The problem is not simply whether investors will keep funding AI. It is whether public and industrial systems can be scaled fast enough to sustain a private financial narrative of endless growth.
That is why local opposition is no longer background noise. Microsoft president Brad Smith said on March 24 that winning local trust has become essential because protests are rising around electricity prices, water impacts and pollution from associated power infrastructure. Reuters also reported that resistance in cities and counties across the Midwest and Northeast has already contributed to data-centre cancellations.
This is no longer a clean clash between tech optimism and public anxiety. It is becoming a distributional fight over who captures the gains of the future narrative and who inherits the infrastructure, risk and resource burden required to stage it.

Texas shows the backlash in its clearest form. Once the buildout reaches this scale, AI stops looking like software and starts looking like a local utility war over land, rates, water and grid capacity. The Houston Chronicle reported on March 28 that Texas politicians now want scrutiny of data centres’ effects on land rights, water infrastructure, electricity bills, the grid and tax breaks.
That matters because it shows where the conflict is moving.
The real AI dispute is no longer just about technological leadership. It is about who gets to define what the power system is for.
Louisiana shows what happens when that backlash begins to force new distributional rules. Reuters reported on March 27 that Meta, in a revised agreement with Entergy, would pay its full cost for a hyperscale facility in Richland Parish. The project still triggers a large expansion of infrastructure: seven new gas plants, transmission lines, battery storage and nuclear-related upgrades. Entergy says the arrangement could produce nearly $2 billion in customer savings over 20 years.

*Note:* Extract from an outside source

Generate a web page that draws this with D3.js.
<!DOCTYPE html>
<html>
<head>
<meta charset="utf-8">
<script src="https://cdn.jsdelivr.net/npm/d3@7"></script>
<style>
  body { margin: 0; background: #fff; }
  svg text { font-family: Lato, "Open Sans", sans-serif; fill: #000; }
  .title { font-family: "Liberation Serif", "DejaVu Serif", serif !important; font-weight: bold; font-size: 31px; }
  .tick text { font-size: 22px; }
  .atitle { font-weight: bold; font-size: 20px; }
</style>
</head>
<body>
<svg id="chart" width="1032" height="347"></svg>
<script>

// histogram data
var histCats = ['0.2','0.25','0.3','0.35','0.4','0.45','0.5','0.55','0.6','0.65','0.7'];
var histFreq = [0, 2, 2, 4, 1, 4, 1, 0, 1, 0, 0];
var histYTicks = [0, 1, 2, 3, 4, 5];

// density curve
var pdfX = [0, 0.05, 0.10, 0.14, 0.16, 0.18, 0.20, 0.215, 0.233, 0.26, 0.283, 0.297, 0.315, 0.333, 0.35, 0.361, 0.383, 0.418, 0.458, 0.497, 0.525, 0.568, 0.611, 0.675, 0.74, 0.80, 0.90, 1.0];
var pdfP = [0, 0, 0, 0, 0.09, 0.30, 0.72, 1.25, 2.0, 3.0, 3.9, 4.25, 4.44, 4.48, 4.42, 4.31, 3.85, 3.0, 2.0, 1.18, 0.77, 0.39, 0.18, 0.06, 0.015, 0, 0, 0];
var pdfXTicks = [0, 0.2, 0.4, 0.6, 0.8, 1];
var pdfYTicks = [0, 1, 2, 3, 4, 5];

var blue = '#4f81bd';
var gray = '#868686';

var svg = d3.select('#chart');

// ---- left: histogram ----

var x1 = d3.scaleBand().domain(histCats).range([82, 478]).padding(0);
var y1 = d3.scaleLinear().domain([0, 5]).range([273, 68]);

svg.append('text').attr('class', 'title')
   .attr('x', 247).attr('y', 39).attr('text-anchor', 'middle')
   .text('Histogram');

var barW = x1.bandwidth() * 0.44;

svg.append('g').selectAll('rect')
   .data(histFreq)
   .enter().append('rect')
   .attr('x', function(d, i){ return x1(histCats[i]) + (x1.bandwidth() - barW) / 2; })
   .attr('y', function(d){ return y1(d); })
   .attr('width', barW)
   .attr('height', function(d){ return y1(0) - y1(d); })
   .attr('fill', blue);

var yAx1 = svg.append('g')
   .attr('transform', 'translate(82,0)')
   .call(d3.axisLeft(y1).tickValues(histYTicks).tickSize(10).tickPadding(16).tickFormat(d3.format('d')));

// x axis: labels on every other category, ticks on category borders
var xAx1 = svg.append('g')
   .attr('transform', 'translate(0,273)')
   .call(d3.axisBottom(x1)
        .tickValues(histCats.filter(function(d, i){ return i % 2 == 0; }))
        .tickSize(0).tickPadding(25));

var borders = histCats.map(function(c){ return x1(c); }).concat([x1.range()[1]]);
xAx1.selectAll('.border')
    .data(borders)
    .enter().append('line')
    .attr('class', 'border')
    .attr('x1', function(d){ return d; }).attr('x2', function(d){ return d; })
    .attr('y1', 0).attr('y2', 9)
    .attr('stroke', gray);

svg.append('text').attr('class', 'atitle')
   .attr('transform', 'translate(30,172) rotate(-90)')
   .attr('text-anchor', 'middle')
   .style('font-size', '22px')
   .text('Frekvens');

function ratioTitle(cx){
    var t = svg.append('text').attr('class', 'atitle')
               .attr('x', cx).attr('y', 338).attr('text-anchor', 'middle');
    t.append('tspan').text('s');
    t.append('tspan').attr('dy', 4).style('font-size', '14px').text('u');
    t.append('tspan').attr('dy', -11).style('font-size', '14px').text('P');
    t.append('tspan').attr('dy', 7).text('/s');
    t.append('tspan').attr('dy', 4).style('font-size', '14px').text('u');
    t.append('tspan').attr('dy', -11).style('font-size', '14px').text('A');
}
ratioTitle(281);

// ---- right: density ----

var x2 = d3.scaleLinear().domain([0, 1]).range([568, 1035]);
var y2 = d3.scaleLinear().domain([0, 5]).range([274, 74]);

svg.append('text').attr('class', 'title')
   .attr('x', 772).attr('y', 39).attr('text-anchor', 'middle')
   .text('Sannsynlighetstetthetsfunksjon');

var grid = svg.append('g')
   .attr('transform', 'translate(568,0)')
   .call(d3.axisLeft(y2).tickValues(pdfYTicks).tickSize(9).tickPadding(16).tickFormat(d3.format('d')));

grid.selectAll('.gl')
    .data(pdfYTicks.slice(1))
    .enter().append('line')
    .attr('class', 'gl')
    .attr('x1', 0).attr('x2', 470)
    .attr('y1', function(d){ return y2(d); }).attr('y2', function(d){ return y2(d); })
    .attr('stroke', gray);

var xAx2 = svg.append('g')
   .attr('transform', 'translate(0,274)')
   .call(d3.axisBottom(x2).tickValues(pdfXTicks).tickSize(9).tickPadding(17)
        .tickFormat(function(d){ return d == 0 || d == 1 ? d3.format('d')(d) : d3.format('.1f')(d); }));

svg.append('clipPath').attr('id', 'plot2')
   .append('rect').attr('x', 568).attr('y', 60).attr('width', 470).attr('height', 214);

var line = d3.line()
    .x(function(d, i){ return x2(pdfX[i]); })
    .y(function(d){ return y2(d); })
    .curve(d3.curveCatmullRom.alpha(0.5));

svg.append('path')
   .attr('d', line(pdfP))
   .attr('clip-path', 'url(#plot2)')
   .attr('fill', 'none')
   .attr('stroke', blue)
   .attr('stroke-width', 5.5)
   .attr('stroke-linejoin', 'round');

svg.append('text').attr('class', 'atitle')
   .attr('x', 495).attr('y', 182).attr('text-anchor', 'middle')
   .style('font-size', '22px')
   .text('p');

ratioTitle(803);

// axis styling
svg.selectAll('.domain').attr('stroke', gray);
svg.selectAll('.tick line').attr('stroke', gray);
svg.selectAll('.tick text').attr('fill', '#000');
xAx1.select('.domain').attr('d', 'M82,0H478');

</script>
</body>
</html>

The important point is not whether that exact model holds everywhere. It is that once a company has to prove that households are not subsidising its load, the conflict has already moved inside the system’s pricing logic.
The energy mix makes the contradiction sharper. Reuters reported on March 24 that AI-driven demand is now accelerating interest in long-duration energy storage because data centres need more stable power for longer periods than traditional battery deployment was built to provide. In Minnesota, Xcel and Google are building a package with 1.6 GW of new clean power and a 300 MW / 30 GWh iron-air battery. In Michigan, Google is planning another setup with 480 MW of storage, including 55 MW of long-duration storage.

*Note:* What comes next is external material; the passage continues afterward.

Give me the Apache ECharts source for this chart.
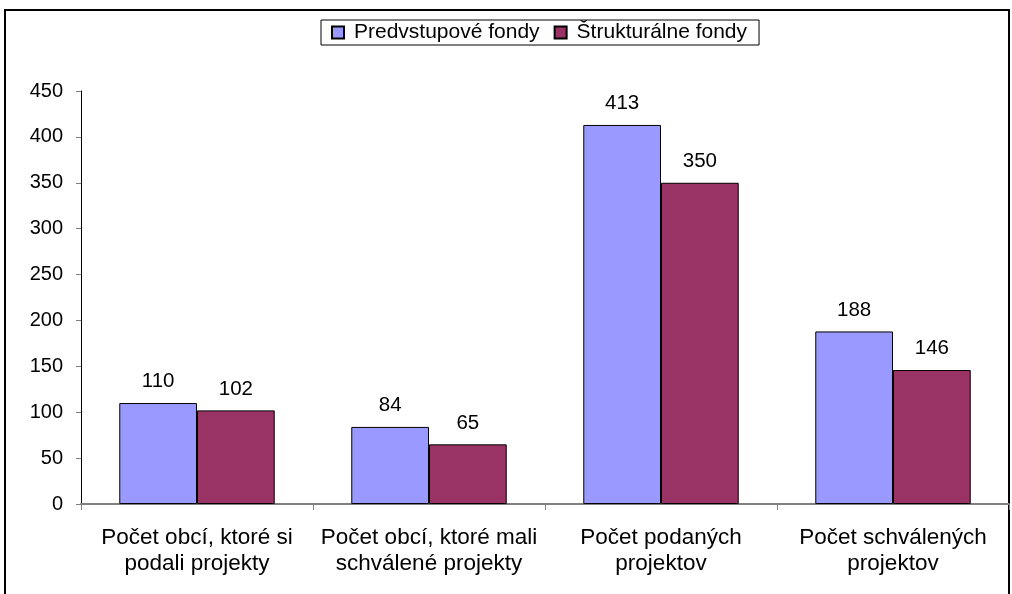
<!DOCTYPE html>
<html>
<head>
<meta charset="utf-8">
<script src="https://cdn.jsdelivr.net/npm/echarts@6/dist/echarts.min.js"></script>
<style>
html, body { margin: 0; padding: 0; background: #fff; }
#chart { width: 1012px; height: 594px; }
</style>
</head>
<body>
<div id="chart"></div>
<script>
var categories = [
	'Počet obcí, ktoré si\npodali projekty',
	'Počet obcí, ktoré mali\nschválené projekty',
	'Počet podaných\nprojektov',
	'Počet schválených\nprojektov'
];
var predvstupove = [110, 84, 413, 188];
var strukturalne = [102, 65, 350, 146];
var seriesNames = ['Predvstupové fondy', 'Štrukturálne fondy'];

var chart = echarts.init(document.getElementById('chart'));
var font = 'Liberation Sans, Arial, sans-serif';
var option = {
	animation : false,
	backgroundColor : '#fff',
	textStyle : { fontFamily : font },
	graphic : [ {
		type : 'polyline',
		shape : { points : [ [5, 600], [5, 10], [1009, 10], [1009, 600] ] },
		style : { stroke : '#000', lineWidth : 2, fill : null },
		silent : true
	} ],
	legend : {
		data : seriesNames,
		icon : 'rect',
		top : 20,
		left : 321,
		itemWidth : 12,
		itemHeight : 12,
		itemGap : 14,
		padding : [2, 12, 2, 10],
		borderColor : '#000',
		borderWidth : 1,
		textStyle : { fontSize : 21, color : '#000', fontFamily : font, padding : [0, 0, 0, 5] }
	},
	grid : {
		left : 81,
		right : 3,
		top : 91,
		bottom : 90
	},
	xAxis : {
		type : 'category',
		data : categories,
		axisLine : { lineStyle : { color : '#808080', width : 2 } },
		axisTick : { show : true, length : 6, lineStyle : { color : '#808080' } },
		axisLabel : {
			color : '#000',
			fontSize : 22.5,
			lineHeight : 26,
			margin : 21,
			interval : 0,
			fontFamily : font
		}
	},
	yAxis : {
		type : 'value',
		min : 0,
		max : 450,
		interval : 50,
		axisLine : { show : true, lineStyle : { color : '#000' } },
		axisTick : { show : true, inside : false, length : 5, lineStyle : { color : '#808080' } },
		splitLine : { show : false },
		axisLabel : { color : '#000', fontSize : 20, margin : 18, fontFamily : font }
	},
	series : [ {
		name : seriesNames[0],
		type : 'bar',
		data : predvstupove,
		barGap : '0%',
		barCategoryGap : '33%',
		itemStyle : { color : '#9999FF', borderColor : '#000', borderWidth : 1 },
		label : { show : true, position : 'top', distance : 11, color : '#000', fontSize : 20.5, fontFamily : font }
	}, {
		name : seriesNames[1],
		type : 'bar',
		data : strukturalne,
		itemStyle : { color : '#993366', borderColor : '#000', borderWidth : 1 },
		label : { show : true, position : 'top', distance : 11, color : '#000', fontSize : 20.5, fontFamily : font }
	} ]
};
chart.setOption(option);
</script>
</body>
</html>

But the same boom is also driving more gas. The same boom is pushing advanced storage and new fossil infrastructure at once, because AI demand is arriving faster than cleaner firm power can be built. The future economy is therefore being anchored, in part, in fossil backup, local resource pressure and infrastructure choices that contradict its cleaner self-image.

This is where the winners come into view. The biggest gains do not go only to the firms with the best models or the deepest capital pools. They go to the actors that can secure queue priority, special contractual terms, private generation, favourable grid treatment and the political legitimacy to demand all of it at once. Reuters reported on March 17 that data-centre demand is already driving up both the size and price of long-term power purchase agreements in the United States.

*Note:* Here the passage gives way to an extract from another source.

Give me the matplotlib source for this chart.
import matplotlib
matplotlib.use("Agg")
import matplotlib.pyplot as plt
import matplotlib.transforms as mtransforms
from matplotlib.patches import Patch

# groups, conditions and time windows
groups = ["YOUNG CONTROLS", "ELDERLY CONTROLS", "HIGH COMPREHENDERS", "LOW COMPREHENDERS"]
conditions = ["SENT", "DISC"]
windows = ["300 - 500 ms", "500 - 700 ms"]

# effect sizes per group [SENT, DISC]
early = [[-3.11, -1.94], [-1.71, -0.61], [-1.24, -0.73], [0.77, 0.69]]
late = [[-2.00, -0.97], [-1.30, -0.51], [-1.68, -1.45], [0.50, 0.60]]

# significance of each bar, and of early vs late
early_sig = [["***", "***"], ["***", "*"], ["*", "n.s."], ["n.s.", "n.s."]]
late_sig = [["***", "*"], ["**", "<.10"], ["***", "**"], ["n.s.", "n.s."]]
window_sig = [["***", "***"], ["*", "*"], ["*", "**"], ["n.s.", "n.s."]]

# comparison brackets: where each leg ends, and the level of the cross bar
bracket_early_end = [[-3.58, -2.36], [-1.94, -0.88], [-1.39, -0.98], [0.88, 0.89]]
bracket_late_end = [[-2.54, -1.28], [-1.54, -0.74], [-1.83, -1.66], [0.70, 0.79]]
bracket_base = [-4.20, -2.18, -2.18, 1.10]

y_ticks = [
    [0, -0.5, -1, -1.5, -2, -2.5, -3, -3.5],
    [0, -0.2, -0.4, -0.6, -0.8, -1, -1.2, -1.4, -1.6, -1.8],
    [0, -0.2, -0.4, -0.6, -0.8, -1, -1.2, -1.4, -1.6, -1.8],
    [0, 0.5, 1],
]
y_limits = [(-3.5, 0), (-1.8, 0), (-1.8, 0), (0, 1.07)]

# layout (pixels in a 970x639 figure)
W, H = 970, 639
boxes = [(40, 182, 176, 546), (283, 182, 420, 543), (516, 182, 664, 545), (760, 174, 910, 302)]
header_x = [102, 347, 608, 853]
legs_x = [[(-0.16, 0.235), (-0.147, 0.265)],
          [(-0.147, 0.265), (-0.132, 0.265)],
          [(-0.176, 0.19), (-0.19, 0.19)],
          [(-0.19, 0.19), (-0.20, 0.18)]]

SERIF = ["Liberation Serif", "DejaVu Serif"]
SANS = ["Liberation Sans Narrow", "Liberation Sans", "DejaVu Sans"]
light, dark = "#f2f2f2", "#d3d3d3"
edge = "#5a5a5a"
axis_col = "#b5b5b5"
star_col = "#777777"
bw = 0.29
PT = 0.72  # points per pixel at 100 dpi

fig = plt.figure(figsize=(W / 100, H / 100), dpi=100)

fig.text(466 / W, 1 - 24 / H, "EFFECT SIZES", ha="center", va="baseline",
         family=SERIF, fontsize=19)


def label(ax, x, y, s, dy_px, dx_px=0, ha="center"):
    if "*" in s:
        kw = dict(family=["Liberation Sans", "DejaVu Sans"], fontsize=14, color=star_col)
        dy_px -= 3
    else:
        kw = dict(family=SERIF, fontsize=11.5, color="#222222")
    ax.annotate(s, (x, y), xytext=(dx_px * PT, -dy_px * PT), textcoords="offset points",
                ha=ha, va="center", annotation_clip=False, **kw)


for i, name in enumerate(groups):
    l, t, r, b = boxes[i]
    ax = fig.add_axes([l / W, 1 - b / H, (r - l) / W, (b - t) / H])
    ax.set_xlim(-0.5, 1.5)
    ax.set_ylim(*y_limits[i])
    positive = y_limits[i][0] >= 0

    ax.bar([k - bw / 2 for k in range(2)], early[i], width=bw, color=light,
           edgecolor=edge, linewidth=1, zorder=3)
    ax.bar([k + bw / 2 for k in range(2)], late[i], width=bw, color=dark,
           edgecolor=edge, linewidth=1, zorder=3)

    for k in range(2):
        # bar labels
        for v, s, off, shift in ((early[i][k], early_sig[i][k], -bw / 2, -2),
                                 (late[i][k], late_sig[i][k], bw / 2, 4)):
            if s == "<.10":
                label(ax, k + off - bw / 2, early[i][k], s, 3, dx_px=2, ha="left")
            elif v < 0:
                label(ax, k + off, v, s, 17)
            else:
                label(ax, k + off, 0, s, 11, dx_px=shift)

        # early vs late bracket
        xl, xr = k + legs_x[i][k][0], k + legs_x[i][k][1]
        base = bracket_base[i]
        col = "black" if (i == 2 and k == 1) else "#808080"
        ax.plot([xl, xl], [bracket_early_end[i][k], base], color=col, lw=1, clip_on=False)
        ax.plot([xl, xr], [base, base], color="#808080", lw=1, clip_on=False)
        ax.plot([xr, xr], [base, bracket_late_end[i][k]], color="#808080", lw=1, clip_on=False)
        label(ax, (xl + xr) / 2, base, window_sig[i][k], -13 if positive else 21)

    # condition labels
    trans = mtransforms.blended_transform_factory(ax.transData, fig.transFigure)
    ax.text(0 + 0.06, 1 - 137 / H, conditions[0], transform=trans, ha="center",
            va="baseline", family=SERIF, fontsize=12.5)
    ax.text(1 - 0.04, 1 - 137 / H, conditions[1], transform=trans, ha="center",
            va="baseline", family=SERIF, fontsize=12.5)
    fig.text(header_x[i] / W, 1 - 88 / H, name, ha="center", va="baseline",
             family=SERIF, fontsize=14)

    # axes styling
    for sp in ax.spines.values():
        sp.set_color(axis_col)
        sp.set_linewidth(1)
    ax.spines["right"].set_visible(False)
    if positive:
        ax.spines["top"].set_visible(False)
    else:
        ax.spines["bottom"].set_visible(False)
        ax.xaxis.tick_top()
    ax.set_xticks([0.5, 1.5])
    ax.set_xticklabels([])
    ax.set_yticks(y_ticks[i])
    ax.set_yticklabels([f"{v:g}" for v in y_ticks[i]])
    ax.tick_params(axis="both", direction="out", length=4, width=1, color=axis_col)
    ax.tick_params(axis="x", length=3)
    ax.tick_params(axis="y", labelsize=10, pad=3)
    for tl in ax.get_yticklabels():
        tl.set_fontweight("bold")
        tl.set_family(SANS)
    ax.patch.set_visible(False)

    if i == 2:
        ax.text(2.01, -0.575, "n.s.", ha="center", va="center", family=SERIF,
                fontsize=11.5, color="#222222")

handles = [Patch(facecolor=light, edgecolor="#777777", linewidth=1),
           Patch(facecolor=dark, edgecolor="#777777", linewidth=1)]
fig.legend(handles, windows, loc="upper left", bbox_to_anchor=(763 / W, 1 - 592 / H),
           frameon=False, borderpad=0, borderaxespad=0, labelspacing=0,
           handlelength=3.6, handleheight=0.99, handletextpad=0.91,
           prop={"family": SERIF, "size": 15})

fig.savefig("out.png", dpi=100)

That means AI is not just consuming electricity. It is reshaping the terms on which electricity is contracted, allocated and politically governed.
The losers are easier to ignore because they are diffuse, local and politically weaker than the firms driving the load growth. They include households and small businesses facing higher system pressure or rising costs. They include communities asked to host new gas plants, transmission corridors, water-intensive cooling and the noise, traffic and land use that follow. They also include places absorbing physical risk.
Swiss Re said on March 27 that global insurance premiums linked to data centres could rise from $10.6 billion today to $24.2 billion by 2030, and that a single data centre can represent nearly $10 billion in natural-catastrophe-related losses. More than a quarter of US data-centre capacity lies in areas with significant hail risk, and more than 40 percent in areas with significant tornado risk.
The gains are privatised upward. The system costs are socialised outward.
That is the deeper political meaning of the AI buildout. Electricity is no longer only a general public input that digital firms happen to use. It is becoming an infrastructure prize allocated by scale, bargaining power and political leverage. What looks from Silicon Valley like acceleration looks from the ground like a political question with no neutral answer: who is the grid being reorganised to serve?
The local politics of AI are not a sideshow to the boom. They are where its real operating logic becomes visible. The companies keep the future narrative, but the substations, gas plants, water draw, rate pressure and insurance risk are assigned to somewhere specific. That is where the next AI conflict will be decided: not only in labs or capital markets, but in utility commissions, counties and communities being asked to reorganise local infrastructure around someone else’s digital scale. The deeper question is no longer just who builds AI first, but who gets to decide what the grid is ultimately there to serve.